Mas, meu, ela tirar da cacholinha essa sacada, no meio de uma brincadeira, como quem não quer nada…
Aaaaaahhh!
***
Mais adiante, Marina criadora de histórias nos contou que na Brinquedolândia a temperatura é diferente da do nosso mundo, e hoje, dia mais quente do ano lá, teve neve de calor.
Sim. Neve de calor.
Nos dias especialmente quentes, cai neve de calor – e a neve tem diferentes cores. Às vezes é roxa, às vezes azul e às vezes rosa. Hoje estava rosa.
Ah, e a Beth tem mania de colecionar flocos de neve quente. Ela guarda pedaços, cada um de uma cor.
– “Eles não desmancham?”, provocou a vovó. E ela, firme: – “Não.”
***
Marina nos ligou exatamente às 11h31 – uma pontualidade absolutamente britânica para quem é, como o avô dela, enroluda, e se enrola, e se atrasa, e quase nunca liga com menos que uns 15 minutos de atraso em relação ao horário combinado para as nossas conversas. Estava bem agasalhadinha; botou luvas e também um gorro de lã. Comentei que tinha todo sentido ela estar bem agasalhada, porque hoje era o dia mais frio do ano.

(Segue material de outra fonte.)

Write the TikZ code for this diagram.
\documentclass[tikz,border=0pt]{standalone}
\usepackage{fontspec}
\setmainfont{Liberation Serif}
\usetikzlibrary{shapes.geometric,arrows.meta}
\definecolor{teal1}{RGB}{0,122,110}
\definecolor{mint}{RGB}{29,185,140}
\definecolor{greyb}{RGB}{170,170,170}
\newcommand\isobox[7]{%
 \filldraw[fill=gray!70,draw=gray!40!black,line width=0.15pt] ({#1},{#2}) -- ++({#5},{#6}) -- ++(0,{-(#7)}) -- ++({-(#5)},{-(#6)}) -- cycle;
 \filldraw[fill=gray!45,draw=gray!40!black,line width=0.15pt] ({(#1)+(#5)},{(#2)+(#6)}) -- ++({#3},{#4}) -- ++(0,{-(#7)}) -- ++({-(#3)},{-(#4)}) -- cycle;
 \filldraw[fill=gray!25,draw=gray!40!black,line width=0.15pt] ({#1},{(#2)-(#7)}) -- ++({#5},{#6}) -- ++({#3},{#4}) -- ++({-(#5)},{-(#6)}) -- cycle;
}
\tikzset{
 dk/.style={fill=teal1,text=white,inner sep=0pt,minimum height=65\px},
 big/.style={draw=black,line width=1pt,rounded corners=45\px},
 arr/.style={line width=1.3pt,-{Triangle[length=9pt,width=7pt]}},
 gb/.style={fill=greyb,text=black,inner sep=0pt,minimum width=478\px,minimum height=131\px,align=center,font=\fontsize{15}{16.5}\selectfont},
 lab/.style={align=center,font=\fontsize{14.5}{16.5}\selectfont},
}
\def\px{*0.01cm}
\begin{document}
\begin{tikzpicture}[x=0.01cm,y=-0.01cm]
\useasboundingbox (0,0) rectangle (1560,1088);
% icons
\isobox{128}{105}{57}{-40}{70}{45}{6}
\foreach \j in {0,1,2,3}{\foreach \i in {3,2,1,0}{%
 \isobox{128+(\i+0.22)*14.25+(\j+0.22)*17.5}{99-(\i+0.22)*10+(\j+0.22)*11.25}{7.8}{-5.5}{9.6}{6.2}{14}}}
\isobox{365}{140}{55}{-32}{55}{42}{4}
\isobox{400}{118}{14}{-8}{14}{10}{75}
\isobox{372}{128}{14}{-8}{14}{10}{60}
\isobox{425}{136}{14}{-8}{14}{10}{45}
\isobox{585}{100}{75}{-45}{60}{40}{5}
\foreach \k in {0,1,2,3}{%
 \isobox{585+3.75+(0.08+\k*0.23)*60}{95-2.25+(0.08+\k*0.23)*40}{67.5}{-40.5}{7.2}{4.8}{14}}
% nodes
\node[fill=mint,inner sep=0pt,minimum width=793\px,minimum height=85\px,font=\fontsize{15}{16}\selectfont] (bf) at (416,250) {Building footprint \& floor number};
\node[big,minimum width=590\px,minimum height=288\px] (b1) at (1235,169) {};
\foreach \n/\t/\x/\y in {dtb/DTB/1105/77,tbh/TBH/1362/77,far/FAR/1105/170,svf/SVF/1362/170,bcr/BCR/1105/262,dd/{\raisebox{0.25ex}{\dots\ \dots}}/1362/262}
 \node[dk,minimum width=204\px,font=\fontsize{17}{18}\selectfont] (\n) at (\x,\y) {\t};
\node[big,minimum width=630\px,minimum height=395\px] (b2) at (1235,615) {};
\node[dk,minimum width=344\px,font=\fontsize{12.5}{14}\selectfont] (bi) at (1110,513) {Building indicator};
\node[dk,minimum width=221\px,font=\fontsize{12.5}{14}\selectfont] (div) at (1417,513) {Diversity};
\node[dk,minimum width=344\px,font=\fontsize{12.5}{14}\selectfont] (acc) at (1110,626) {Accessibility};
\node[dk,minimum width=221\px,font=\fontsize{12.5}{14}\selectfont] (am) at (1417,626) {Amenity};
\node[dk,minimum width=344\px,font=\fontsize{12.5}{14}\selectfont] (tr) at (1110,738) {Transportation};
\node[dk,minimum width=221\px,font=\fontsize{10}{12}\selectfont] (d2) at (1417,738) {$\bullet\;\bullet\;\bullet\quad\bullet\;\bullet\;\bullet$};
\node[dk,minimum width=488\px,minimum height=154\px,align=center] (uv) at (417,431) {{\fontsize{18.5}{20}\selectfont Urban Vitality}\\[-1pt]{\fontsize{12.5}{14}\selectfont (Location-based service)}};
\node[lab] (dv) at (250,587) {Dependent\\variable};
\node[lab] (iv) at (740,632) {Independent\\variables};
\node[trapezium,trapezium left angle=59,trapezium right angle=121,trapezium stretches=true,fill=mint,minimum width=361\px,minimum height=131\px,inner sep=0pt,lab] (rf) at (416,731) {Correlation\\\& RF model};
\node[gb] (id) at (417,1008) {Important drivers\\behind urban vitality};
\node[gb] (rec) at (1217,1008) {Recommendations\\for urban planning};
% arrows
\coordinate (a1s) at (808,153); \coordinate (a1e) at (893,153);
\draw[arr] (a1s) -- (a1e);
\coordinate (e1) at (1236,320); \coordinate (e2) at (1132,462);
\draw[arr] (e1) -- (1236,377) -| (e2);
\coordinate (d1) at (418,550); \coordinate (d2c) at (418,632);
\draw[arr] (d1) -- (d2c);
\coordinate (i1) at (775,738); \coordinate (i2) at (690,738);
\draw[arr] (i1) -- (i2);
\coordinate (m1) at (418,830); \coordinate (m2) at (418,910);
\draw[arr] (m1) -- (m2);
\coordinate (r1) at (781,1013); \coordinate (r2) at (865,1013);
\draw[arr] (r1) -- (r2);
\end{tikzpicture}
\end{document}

É difícil surpreender Marina, dar informação que ela não conheça. Replicou: – “A mamãe contou que tem cidade que está com menos 8 graus! Imagina! Meeenos 8 graus!”
Usou o frio para inventar que na Brinquedolândia era o dia mais quente do ano e nevava neve de calor.
***
Foi criando histórias e situações sobre os bonequinhos Barbie. Uma hora lá, pegou a Helena, que é uma Chelsea, as Barbies crianças. – “Deixe eu pensar de quem a Helena é filha…”

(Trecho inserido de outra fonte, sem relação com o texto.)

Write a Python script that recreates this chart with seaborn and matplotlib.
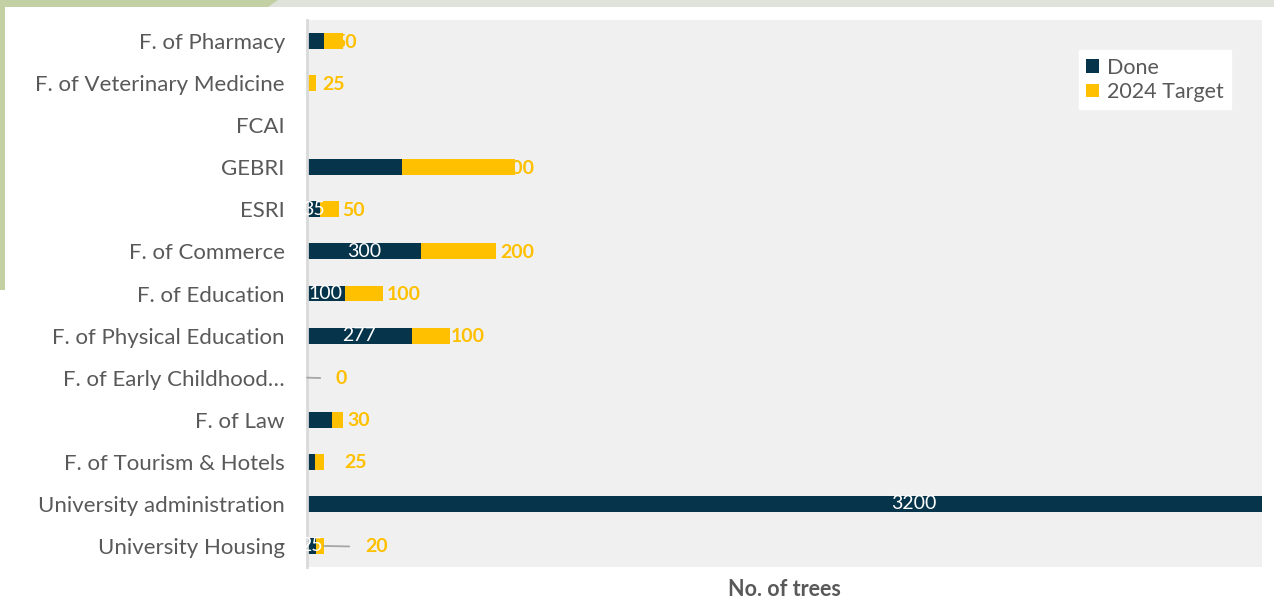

Sim, ela às vezes narra como funciona seu processo criativo.
– “Ah, do Ken e da Elsa, que foram os primeiros a blablazarem.”
Verdade. Quando começou a quarentena, já lá se vão looongos cinco meses, havia apenas um único moço no meio da coleção de umas 20 Barbies da Marina – o Ken. E ele foi o primeiro a namorar – blablazar, na língua da pequena – uma das meninas, exatamente a Elsa. Fomos nós, vovô e vovó, que, preocupados com aquela falta de meninos, demos para ela um segundo bonequinho, a quem ela, bem feliz, deu o nome de Carlos – por coincidência, o nome do Papai. Como a correlação de forças continuava muito estranha – mais de 20 meninas e apenas 2 meninos –, resolvemos dar para ela mais um.

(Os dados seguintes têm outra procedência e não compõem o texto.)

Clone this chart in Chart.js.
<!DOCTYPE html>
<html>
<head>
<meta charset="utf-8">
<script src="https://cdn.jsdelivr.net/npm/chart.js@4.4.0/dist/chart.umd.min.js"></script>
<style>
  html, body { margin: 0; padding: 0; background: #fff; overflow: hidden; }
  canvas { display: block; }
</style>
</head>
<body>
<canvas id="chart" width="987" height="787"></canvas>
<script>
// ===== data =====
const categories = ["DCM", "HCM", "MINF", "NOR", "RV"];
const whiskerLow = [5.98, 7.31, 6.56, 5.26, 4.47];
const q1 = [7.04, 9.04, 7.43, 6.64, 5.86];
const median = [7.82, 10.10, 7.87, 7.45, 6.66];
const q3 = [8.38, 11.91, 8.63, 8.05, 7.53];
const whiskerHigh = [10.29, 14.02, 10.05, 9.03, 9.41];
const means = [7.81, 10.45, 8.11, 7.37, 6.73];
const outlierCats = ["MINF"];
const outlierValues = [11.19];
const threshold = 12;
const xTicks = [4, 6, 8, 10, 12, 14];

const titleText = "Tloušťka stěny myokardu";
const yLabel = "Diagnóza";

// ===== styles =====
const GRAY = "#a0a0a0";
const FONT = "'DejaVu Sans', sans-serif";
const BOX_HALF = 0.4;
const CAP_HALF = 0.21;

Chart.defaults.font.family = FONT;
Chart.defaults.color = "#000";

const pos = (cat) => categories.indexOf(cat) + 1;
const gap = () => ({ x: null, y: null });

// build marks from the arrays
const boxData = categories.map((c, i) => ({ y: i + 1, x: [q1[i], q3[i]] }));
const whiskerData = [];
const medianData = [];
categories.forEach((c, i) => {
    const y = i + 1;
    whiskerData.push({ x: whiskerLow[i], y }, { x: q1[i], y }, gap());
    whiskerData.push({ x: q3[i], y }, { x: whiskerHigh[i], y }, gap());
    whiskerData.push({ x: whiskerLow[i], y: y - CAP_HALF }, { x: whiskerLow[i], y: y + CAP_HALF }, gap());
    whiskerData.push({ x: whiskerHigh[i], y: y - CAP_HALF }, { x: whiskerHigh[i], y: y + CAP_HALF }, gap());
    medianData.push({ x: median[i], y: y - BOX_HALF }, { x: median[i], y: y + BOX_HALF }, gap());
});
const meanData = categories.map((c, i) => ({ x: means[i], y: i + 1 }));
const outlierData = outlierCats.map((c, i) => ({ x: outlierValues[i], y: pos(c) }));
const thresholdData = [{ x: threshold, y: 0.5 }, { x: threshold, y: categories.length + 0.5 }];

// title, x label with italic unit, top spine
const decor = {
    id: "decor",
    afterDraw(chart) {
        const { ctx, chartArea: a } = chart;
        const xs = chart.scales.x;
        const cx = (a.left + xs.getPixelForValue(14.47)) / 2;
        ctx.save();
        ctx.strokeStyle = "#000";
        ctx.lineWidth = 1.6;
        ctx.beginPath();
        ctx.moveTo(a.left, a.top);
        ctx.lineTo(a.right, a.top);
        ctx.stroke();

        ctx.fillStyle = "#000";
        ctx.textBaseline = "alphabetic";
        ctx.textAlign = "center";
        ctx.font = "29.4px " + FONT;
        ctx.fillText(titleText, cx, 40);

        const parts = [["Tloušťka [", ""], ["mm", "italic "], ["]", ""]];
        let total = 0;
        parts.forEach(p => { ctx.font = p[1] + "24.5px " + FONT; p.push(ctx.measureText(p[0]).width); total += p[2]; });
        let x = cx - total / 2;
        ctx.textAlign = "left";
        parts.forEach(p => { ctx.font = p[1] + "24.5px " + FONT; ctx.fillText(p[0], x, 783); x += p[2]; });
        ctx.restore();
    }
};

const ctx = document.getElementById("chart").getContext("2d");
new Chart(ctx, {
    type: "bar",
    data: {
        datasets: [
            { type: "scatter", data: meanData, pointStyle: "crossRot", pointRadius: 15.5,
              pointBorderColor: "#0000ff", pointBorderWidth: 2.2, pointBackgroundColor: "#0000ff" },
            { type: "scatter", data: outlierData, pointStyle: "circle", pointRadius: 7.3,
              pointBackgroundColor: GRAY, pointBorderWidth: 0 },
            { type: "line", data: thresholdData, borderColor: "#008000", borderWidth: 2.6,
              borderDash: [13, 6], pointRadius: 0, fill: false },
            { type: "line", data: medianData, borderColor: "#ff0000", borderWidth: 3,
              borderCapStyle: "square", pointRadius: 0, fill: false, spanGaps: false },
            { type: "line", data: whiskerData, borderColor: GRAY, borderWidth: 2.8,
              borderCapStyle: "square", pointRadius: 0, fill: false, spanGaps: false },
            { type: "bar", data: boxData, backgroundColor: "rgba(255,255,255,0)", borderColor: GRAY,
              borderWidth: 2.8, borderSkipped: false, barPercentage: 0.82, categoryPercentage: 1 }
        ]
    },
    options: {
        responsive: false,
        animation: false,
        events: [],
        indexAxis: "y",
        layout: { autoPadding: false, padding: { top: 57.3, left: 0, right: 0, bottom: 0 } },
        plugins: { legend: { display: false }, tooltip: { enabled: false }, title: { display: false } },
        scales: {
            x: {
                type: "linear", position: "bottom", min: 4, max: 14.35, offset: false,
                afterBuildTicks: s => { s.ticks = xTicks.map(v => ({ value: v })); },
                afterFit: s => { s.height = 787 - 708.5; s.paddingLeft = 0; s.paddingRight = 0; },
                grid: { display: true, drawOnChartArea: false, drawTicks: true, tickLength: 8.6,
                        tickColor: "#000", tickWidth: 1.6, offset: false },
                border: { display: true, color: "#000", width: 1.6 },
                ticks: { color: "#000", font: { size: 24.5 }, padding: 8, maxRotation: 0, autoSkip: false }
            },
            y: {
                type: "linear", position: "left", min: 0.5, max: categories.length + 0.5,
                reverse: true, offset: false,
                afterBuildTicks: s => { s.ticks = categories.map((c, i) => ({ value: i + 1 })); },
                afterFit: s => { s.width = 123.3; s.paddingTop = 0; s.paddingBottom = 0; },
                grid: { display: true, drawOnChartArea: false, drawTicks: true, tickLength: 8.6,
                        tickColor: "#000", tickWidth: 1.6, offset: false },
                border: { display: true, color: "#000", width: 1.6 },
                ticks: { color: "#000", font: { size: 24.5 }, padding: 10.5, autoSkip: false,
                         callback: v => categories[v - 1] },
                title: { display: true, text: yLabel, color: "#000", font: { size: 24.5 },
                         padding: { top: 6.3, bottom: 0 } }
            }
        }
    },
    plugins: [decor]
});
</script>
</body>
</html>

“Agora são três mosqueteiros”, eu disse pra ela.
Certamente porque havia ganho de presente o terceiro Barbie masculino, bem no início da conversa/brincadeira de hoje tinha anunciado: – ”Vamos brincar de Barbie normal!”
No entanto, quando a netada estava com uns 50 minutos dos 90 regulamentares, anunciou:
– “Eu não quero mais brincar de Barbie! Vamos brincar de Winx!”
E então nos contou que Ninfea e Fonterrubra, as escolas respectivamente das Winx e dos Especialistas, haviam sido grudadas uma à outra. Grudaram-se – e uma chave mágica permitia que as meninas atravessassem as paredes grudadas de uma escola para a outra.
Em um determinado dia, as meninas saíam de Ninfea e iam para Fonterrubra. Passavam todo o dia e a noite lá. No dia seguinte, usavam aquela chave e atravessavam as paredes e iam pra Ninfea.
Céus!
O prédio de uma escola que caminha até se grudar ao prédio da outra escola.
Baita realismo mágico, meu!
***
Na hora em que Mamãe chamou para o almoço, eu disse à Marina que tinha adorado as histórias de hoje. Imagina, meu, os brinquedos que saem de suas caixas quando os moços da loja estão de férias e ficam conversando…
Ela mesma se lembrou de outra idéia boa do dia: – “A neve de calor…”
E eu falei dos prédios das duas escolas que se aproximam, ficam juntinhos.
Marina disse então que essa coisa aí não era idéia dela: isso aí era algo que já havia sido contado.
Aaaaaahhh!
Meu! Se, além da imaginação toda, da criatividade, a criaturinha ainda tiver atenção rígida à verdade dos fatos… Se resistir à tentação de contar mentira, uma mentirinha mínima que seja…
Aaaaaahhh!
21 e 23/8/2020
Que orgulho desta garota hein vovô !! Será q ela aprende com quem??? Tem um excelente contador de histórias na família! Beijos vovozais!